WHAT NEEDS TO BE DONE: Leave out the pictures, and return only the lines running from the one that contains "What React, TypeScript" to the one that contains "Chart.register(...registerables);", both included, exactly as they appear.

STORED ROWS:
════════

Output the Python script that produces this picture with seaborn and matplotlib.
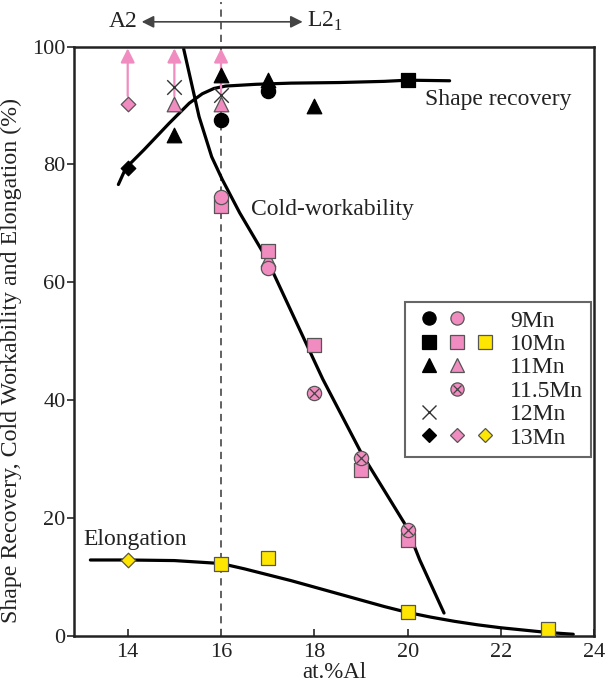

════════

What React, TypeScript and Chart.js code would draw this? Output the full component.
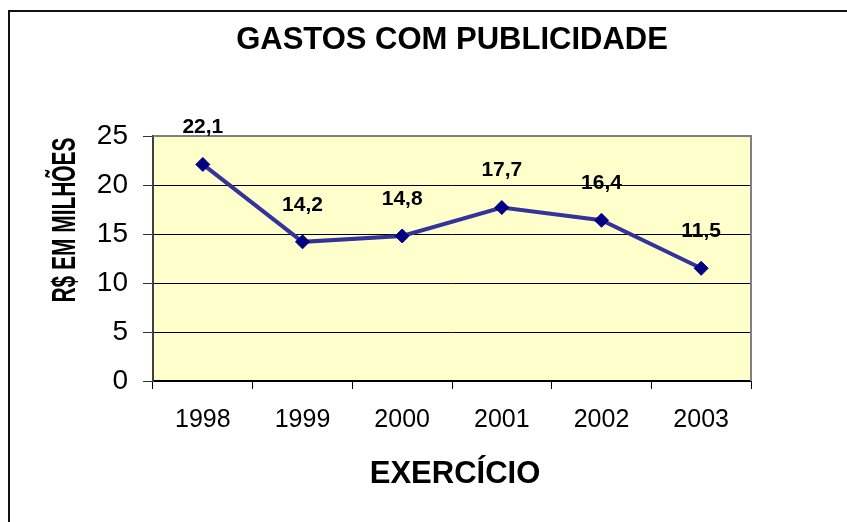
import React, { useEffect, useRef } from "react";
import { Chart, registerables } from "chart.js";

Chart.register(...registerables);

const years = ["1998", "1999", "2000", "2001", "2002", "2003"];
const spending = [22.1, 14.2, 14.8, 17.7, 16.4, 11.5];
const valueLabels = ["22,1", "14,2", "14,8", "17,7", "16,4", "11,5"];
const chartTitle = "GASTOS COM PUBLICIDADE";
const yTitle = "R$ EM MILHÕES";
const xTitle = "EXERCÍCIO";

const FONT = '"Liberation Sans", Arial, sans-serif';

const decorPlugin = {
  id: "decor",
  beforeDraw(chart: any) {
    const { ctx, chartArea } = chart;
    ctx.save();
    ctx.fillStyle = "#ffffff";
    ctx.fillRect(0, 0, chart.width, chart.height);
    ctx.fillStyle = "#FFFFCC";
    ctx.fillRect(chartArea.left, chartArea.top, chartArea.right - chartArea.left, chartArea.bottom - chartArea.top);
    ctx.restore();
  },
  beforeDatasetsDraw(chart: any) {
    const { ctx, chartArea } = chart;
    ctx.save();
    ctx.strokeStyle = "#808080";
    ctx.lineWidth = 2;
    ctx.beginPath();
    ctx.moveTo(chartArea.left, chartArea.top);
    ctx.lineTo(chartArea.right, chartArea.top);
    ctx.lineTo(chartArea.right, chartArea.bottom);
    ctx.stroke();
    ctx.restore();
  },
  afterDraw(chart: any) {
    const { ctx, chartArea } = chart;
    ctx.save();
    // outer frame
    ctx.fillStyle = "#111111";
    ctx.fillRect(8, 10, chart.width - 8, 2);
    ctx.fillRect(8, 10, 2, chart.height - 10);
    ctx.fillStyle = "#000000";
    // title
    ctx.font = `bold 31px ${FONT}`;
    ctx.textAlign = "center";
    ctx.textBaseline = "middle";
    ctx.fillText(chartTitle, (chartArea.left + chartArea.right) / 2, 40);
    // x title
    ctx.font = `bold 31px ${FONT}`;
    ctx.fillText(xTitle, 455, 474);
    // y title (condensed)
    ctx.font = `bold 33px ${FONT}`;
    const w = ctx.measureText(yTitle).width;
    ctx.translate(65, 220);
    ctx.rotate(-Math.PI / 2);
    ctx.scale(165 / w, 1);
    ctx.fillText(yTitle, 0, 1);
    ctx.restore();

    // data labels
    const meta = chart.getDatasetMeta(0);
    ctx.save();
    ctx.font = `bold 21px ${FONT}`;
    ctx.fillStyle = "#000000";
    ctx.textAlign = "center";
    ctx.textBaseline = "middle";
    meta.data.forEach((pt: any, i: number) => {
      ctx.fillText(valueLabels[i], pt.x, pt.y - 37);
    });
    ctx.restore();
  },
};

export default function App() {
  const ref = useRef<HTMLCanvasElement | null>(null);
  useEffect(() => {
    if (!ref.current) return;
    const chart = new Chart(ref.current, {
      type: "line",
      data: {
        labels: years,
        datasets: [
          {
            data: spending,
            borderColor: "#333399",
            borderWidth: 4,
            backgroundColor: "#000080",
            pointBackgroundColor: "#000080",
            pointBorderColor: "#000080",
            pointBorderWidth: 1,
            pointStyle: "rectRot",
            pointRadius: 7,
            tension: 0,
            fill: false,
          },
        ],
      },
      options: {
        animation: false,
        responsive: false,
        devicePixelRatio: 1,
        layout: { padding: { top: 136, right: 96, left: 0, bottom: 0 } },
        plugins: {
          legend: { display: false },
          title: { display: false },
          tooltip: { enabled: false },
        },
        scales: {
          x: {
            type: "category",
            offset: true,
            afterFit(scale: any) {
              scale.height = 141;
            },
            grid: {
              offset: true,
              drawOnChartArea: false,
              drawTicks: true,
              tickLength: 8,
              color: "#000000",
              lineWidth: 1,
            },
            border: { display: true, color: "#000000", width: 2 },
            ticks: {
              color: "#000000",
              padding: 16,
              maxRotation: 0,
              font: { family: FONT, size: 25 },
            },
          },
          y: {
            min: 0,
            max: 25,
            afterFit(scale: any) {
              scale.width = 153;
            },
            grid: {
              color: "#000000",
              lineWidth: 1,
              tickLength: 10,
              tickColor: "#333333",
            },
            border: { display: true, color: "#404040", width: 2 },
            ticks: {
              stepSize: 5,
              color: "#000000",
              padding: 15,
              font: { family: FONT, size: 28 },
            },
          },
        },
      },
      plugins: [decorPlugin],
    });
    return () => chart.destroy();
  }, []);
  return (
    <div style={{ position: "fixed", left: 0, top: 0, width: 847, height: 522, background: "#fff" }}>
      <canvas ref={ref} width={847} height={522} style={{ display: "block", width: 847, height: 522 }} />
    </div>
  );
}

════════

OUTPUT FOR THIS EXERCISE:
What React, TypeScript and Chart.js code would draw this? Output the full component.
import React, { useEffect, useRef } from "react";
import { Chart, registerables } from "chart.js";

Chart.register(...registerables);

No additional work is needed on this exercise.